SUPPLIED MATERIAL ▸
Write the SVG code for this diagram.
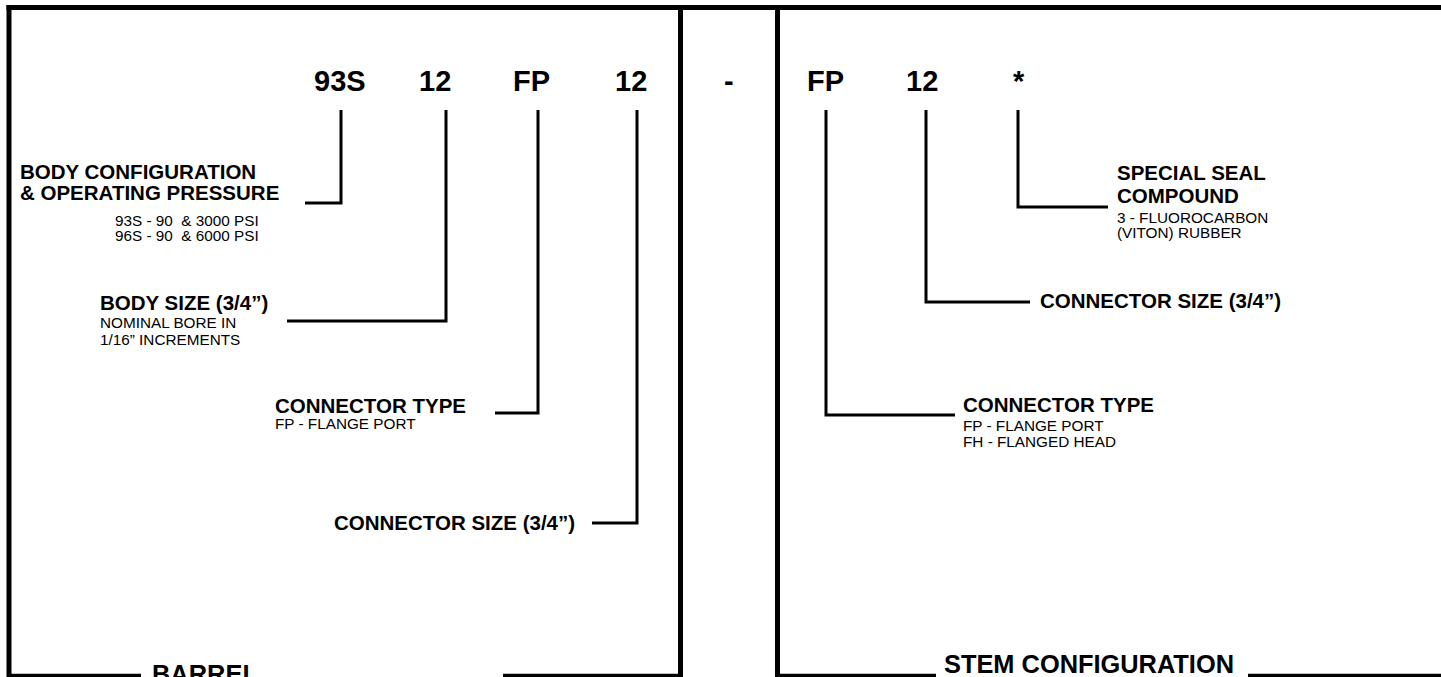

...

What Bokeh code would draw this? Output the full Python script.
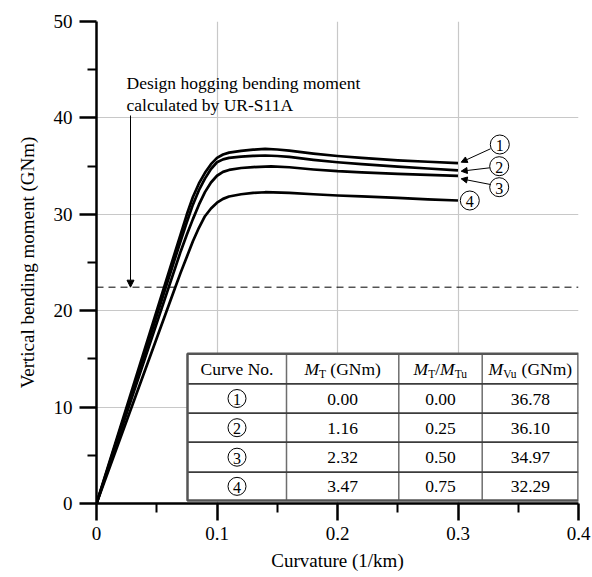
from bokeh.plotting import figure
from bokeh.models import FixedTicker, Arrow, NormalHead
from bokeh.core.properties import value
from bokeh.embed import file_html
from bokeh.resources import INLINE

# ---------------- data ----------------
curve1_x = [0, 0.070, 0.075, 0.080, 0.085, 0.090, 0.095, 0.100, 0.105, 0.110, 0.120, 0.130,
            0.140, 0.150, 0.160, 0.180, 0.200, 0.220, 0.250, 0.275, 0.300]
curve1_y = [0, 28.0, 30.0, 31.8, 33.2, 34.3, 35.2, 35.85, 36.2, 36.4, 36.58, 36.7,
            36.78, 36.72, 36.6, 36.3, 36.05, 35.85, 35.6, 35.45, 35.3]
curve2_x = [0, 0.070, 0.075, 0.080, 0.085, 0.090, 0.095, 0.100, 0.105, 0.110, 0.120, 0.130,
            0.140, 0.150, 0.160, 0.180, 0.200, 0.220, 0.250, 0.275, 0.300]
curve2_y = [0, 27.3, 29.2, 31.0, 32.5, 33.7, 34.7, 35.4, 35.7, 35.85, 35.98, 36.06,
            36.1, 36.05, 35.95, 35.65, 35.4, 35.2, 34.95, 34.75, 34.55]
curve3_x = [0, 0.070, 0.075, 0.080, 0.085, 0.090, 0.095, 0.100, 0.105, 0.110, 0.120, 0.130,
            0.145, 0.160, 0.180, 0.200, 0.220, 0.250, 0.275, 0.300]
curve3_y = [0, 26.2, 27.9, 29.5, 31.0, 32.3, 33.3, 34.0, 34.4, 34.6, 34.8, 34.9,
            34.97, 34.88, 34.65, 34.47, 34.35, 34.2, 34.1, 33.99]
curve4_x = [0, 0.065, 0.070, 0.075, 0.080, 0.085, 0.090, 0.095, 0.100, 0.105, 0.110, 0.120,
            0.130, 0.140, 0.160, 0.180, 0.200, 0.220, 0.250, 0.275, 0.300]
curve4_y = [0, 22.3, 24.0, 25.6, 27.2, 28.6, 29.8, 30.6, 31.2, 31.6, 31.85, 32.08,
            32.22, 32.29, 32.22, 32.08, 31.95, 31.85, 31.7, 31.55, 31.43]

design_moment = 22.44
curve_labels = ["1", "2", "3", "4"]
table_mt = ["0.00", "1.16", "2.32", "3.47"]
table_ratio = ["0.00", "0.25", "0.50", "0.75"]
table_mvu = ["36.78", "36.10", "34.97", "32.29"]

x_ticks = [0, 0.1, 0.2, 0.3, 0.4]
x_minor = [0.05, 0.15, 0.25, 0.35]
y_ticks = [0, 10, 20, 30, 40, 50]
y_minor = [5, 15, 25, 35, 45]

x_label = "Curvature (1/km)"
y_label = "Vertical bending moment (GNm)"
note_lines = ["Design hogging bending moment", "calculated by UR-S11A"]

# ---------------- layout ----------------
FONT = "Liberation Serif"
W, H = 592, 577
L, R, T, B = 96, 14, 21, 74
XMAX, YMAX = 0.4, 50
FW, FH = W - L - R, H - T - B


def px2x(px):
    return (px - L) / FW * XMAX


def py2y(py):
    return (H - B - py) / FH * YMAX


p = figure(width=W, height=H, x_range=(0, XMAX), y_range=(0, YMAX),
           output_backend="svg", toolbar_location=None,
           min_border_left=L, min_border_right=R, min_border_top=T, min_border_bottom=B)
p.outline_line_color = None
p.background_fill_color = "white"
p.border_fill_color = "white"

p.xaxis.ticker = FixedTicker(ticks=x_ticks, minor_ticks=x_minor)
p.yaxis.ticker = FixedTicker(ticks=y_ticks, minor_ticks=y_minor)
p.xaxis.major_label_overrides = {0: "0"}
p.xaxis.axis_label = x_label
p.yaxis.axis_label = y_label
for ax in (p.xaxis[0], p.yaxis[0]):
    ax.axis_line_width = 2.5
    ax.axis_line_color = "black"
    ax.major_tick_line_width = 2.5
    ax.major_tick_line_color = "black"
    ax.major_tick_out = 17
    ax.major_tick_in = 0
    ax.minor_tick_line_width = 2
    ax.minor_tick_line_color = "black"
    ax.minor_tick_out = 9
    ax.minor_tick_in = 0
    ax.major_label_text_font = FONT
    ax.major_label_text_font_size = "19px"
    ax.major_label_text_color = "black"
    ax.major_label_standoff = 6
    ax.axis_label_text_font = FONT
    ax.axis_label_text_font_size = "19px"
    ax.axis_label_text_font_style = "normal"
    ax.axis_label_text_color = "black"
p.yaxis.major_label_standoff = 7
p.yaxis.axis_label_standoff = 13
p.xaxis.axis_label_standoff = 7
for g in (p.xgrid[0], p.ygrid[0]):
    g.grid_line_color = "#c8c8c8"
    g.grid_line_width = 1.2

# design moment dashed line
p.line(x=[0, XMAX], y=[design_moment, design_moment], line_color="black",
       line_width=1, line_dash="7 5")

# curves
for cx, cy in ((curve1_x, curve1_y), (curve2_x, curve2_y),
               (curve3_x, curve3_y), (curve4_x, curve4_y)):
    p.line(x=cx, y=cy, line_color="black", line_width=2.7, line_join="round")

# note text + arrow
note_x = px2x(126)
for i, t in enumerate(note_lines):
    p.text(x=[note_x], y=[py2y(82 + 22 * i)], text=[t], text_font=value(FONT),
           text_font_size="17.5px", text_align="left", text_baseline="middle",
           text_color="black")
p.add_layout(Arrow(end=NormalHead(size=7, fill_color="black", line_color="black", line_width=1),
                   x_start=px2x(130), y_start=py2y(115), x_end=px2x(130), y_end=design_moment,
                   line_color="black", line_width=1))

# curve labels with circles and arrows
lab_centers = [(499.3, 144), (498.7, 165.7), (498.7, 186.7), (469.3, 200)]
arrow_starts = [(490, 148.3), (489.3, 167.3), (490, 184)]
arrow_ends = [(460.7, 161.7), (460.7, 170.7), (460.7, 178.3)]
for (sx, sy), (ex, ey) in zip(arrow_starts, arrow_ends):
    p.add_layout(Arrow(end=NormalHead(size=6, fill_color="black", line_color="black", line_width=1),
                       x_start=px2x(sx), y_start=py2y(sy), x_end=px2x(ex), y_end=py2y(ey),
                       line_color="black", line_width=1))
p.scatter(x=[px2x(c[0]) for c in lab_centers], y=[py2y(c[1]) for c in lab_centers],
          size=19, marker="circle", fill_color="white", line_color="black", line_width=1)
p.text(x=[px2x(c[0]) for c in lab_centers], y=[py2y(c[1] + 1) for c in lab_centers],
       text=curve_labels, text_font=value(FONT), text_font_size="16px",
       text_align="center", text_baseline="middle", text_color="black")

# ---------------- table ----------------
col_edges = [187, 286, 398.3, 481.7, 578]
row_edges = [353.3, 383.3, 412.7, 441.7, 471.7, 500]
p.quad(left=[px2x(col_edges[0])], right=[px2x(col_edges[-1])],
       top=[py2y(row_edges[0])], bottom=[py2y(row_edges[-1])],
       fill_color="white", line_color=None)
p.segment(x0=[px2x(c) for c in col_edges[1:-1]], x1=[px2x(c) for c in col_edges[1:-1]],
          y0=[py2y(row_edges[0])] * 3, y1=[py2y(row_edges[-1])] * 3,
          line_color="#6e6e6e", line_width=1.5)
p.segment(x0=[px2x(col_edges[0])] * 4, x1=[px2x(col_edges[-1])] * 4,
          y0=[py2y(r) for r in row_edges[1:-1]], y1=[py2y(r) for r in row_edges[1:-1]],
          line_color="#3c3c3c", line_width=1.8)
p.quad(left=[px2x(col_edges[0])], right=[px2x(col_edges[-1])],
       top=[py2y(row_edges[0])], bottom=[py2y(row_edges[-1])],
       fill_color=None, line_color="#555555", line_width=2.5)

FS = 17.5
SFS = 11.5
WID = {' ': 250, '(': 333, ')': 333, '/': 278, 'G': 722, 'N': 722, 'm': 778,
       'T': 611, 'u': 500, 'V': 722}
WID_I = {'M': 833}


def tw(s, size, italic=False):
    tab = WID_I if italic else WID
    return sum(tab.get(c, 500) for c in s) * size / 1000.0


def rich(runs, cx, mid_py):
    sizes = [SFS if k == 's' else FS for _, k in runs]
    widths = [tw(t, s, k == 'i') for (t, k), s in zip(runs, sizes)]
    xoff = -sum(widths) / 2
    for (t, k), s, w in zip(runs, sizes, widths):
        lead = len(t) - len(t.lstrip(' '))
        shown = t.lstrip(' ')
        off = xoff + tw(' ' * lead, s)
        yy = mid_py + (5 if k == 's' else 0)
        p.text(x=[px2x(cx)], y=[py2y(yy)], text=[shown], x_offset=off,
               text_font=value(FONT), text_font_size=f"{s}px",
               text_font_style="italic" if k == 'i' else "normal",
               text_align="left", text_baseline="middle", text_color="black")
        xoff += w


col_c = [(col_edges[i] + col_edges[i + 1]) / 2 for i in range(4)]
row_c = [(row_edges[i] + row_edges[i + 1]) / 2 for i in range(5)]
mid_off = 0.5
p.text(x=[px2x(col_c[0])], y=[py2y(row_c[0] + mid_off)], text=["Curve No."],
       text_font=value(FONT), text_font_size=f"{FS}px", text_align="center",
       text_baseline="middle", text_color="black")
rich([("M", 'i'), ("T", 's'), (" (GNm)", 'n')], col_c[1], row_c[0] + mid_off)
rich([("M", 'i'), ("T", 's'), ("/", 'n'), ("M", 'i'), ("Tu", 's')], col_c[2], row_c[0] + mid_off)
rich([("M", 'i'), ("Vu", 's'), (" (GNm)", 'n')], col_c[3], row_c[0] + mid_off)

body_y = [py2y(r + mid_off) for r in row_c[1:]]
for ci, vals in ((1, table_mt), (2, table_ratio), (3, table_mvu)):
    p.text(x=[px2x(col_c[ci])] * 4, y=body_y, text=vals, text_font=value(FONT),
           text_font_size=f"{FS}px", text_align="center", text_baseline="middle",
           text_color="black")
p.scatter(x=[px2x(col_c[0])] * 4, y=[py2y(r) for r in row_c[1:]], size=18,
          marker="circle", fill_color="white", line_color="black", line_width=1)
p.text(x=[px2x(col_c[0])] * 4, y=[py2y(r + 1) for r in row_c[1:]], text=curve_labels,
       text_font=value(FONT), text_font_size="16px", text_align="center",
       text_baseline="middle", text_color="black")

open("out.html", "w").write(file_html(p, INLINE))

PROBLEM DETAILS ▸ From the entries, copy out each line containing the word "this".

COMPLETE ANSWER ▸
Write the SVG code for this diagram.
What Bokeh code would draw this? Output the full Python script.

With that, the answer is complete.